Sonntag, 27. September 2015

Paris I

Sie stand vor der Skulptur. Sarah Altmejd. Die Schwester des Künstlers von der er selbst auf dem Audioguide zur Ausstellung sagte, sie sei der Mensch, den er am meisten auf der Welt liebt. Sie hatte rötliches, langes, glattes Haar. Auf Ohrhöhe eine goldene Creole mit einem Stern in der Mitte, auf gleicher Höhe der anderen Seite eine türkisfarbene Perle. Es gab kein Ohr. Das einzig Intakte eines menschlichen Gesichts war ihr Haar. Das Haar und die Ohrringe die - auch ohne den Titel zu kennen - sofort wissen ließen, dass es sich um eine Frau handelte. Denn auch ihr Gesicht gab es nicht. Es bestand aus einem dunklen Loch, innen aus schwarzem moosartig aussehenden und doch gehärtetem Material. Zum Rand des Lochs, zu den Haaren hin wurde es grünlich, gemischt mit rötlicher Fleischfarbe, darunter wie Baumrinde wirkend. Nur der Hals der Skulptur, des Lochs unter der Perücke wirkte wie echte Haut, doch auch diese war uneben, kraterig. Der Haupteindruck der Skulptur - ein großes Loch aus Moos. Sie fand es friedlich dieses Moos im Kopf. Sie verspürt Freude und Ruhe beim Anblick dieser Skulptur. Sie hätte gerne einen Bruder wie David Altmejd gehabt, der auch ihr so ein unglaublich schönes Geständnis in Form seiner Arbeit anfertigen würde. Ein Geständnis das nur sie beide verstehen würden. Ein tiefes, dunkles Loch aus Moos in ihrem Kopf. Dem weichen, nach feuchtem Wald riechenden  Moos, das sie auf den Boden der Krippe unter den Weihnachtsbaum gelegt hatten, damals.
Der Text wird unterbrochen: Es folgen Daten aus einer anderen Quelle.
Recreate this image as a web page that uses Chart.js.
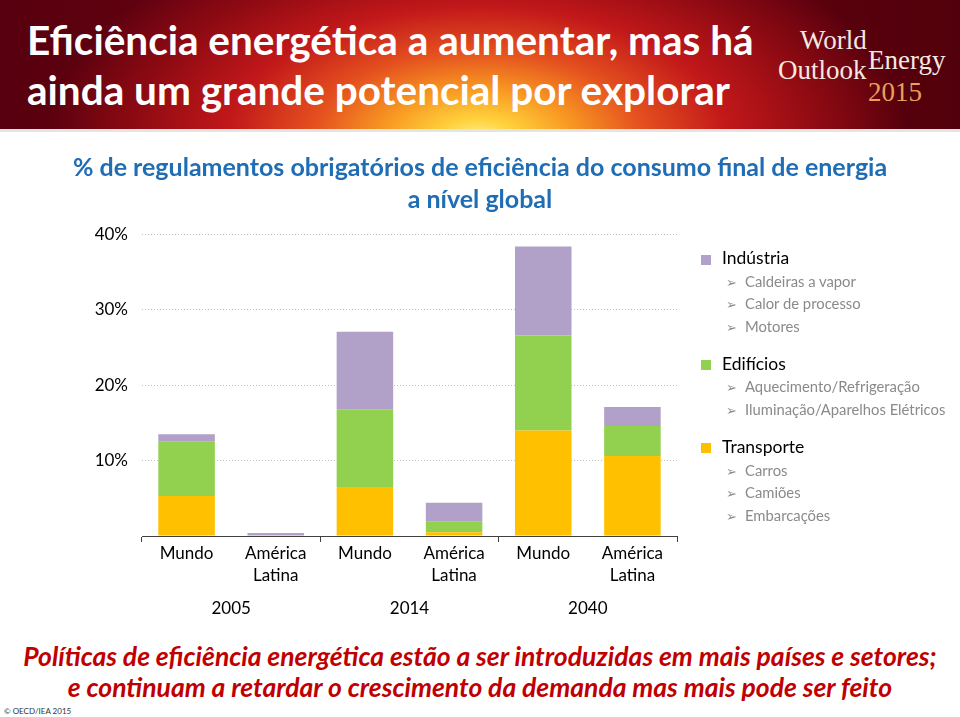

Die Krippe stand nur zweimal in ihrer Kindheit unter dem Weihnachtsbaum. Sie war eine Leihgabe der Tante, zwar ein Erbstück, doch die Tante hatte sie vom Großvater geerbt und sie wusste nicht, warum sie diesmal die Krippe unter ihrem Weihnachtsbaum aufbauen durften, war die Tante doch sonst nicht die Frau, die gerne Dinge verlieh, schon gar nicht an die Verwandschaft die sie vom Erbe abgeschnitten hatte. Dieses Jahr hatten sie es geschafft die Krippe zu bekommen und nun stand sie unter dem geschmückten Baum. Maria in ihrem blauen Kleid, einem hauchdünnen Kopftuch, Josef etwas hilflos daneben, das Jesuskindlein nackt, viel zu dünn und zu definiert, als dass es ein Neugeborenes hätte sein können. Doch wer wollte schon ein rotes, verschrumpeltes Baby mit Schorf auf dem Kopf als den Erlöser unter dem Weihnachtsbaum sehen. Sie liebte diese Krippe mit Esel, Ochs und den Hirten die immer mal umgestellt wurden und am 6. Januar kamen die heiligen drei Könige dazu. Zu Ihrer Ankunft wurden Sie mit den herabfallenden Nadeln des im Wohnzimmer langsam austrocknenden Baumes begrüßt. Sie liebte es diese Krippe anzusehen und darüber nachzudenken, welch ein Frieden wohl damals in diesen Nächten im Stall geherrscht hatte. Vielleicht.